Unapologetically brutal, the heist/crime drama “Killing Them Softly” sometimes annoys with its uneven transitions, testing with its jarring cuts and jumpy editing quite early into it. But despite those, the film by “The Assassination of Jesse James’” director Andrew Dominik has its smooth moments, uncompromising in its depiction of urban thuggery and violence.
An efficient enforcer (Brad Pitt) goes after inexperienced crooks (Scott McNairy and Ben Mendelsohn), who brashly stole from mobsters gathered at an illegal gambling den. The young men enjoy their loot, rewarding themselves with escapist doses and other luxuries, but it’s only a matter of time before their quickly shrinking world is turned upside down.
“Killing Them Softly” doesn’t mince words or scenarios; we get a pretty clear—and immensely uncomfortable—idea of how awful the characters are, and how disconcerting their blood-drenched undertakings can be. With most of the characters this unlikeable, it’s not hard to tune out, as one heinous act is succeeded by another. One’s initial discomfort will eventually be replaced by desensitization.
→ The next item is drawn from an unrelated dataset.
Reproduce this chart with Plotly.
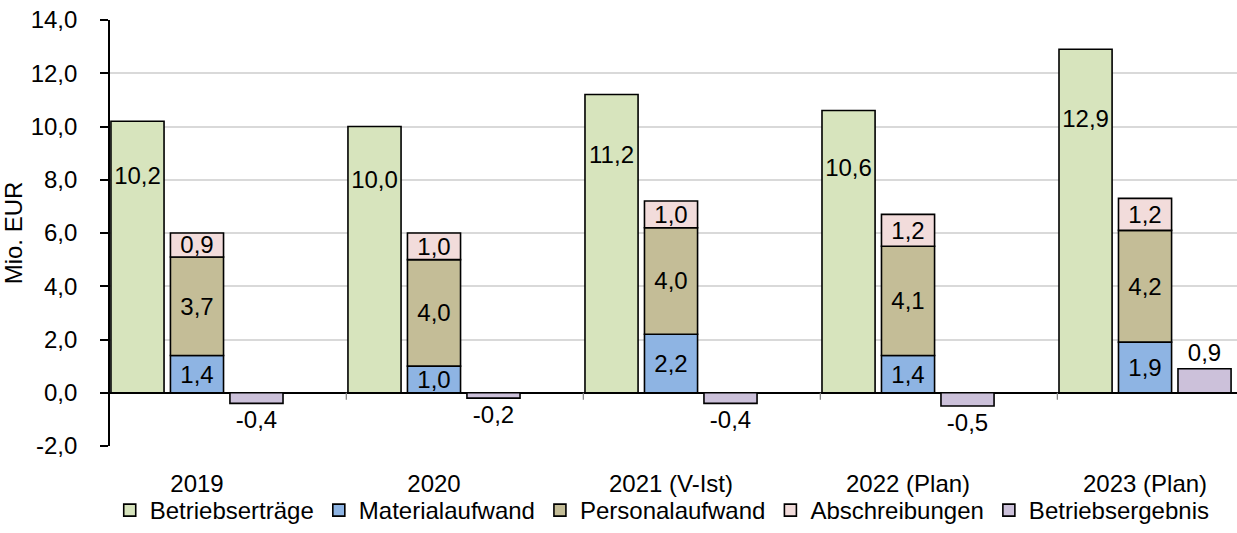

Again, it’s not an easy film to watch. The recurring metaphor for the urban crime enterprise is American politics, with campaigning candidates’ thoughts and clichés flavoring the seedy and dirty dealings of its various players. The delivery of that connection isn’t smoothly executed, and actually comes off as a bit pretentious.
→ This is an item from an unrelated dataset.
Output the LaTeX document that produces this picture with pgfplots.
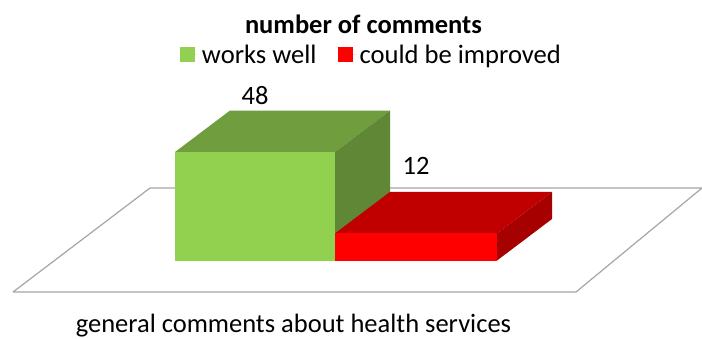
\documentclass[border=0pt]{standalone}
\usepackage{fontspec}
\setmainfont{Carlito}
\usepackage{pgfplots}
\pgfplotsset{compat=1.18}
\definecolor{frontgreen}{HTML}{92D050}
\definecolor{topgreen}{HTML}{709E3E}
\definecolor{sidegreen}{HTML}{5F8735}
\definecolor{frontred}{HTML}{FF0000}
\definecolor{topred}{HTML}{C00000}
\definecolor{sidered}{HTML}{A60000}
\definecolor{floorline}{HTML}{A6A6A6}
\pgfplotsset{
  swatch/.style={legend image code/.code={
    \fill[##1, draw=none] (0pt,-7.5pt) rectangle (15pt,7.5pt);
    \path (0pt,0pt) -- (19pt,0pt);
  }},
  value label/.style={
    nodes near coords,
    /pgf/number format/assume math mode=true,
    every node near coord/.append style={anchor=center, yshift=#1, text=black, font=\fontsize{26.5pt}{30pt}\selectfont},
  },
}
\begin{document}
\begin{tikzpicture}
\useasboundingbox (0,0) rectangle (702pt,338pt);
\begin{axis}[
  scale only axis,
  width=702pt, height=338pt,
  xmin=0, xmax=702,
  ymin=-34.29, ymax=115.27,
  hide axis,
  clip=false,
  font=\fontsize{26.5pt}{30pt}\selectfont,
  legend style={
    at={(rel axis cs:0.2564,0.8373)}, anchor=west,
    draw=none, fill=none, inner sep=0pt, outer sep=0pt,
    legend columns=2,
    font=\fontsize{26.6pt}{30pt}\selectfont,
    /tikz/every even column/.append style={column sep=18pt},
    legend cell align=left,
    nodes={inner xsep=3pt, inner ysep=0pt},
  },
]
% floor of the chart
\addplot[draw=floorline, line width=1.2pt, fill=white, forget plot] coordinates {
  (13,-13.94) (150,32.08) (702,32.08) (576,-13.94) (13,-13.94)};

% green block: top and side faces, then the front face from its value
\addplot[fill=topgreen, draw=none, forget plot] coordinates {
  (175,48) (335,48) (390,66.36) (230,66.36) (175,48)};
\addplot[fill=sidegreen, draw=none, forget plot] coordinates {
  (335,0) (390,18.36) (390,66.36) (335,48) (335,0)};
\addplot[ybar, swatch, bar width=160pt, bar shift=0pt, fill=frontgreen, draw=none, value label=56pt]
  coordinates {(255,48)};
\addlegendentry{works well}

% red block
\addplot[fill=topred, draw=none, forget plot] coordinates {
  (335,12) (497,12) (552,30.36) (390,30.36) (335,12)};
\addplot[fill=sidered, draw=none, forget plot] coordinates {
  (497,0) (552,18.36) (552,30.36) (497,12) (497,0)};
\addplot[ybar, swatch, bar width=162pt, bar shift=0pt, fill=frontred, draw=none, value label=67.5pt]
  coordinates {(416,12)};
\addlegendentry{could be improved}

\node[font=\fontsize{26.5pt}{30pt}\selectfont\bfseries, anchor=center]
  at (rel axis cs:0.5178,0.929) {number of comments};
\node[anchor=center, inner sep=0pt] at (rel axis cs:0.418,0.036) {general comments about health services};
\end{axis}
\end{tikzpicture}
\end{document}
The film is faster-paced than Dominik’s 2007 film, which also starred Pitt. The actor doesn’t have the same charisma or mystique here, as his hitman role is mostly contained and stoic. “Killing Them Softly,” for all its flaws, unabashedly characterizes chaos and criminals with its own distinct brand of dread and dreariness.
The film is an Ayala Cinemas exclusive.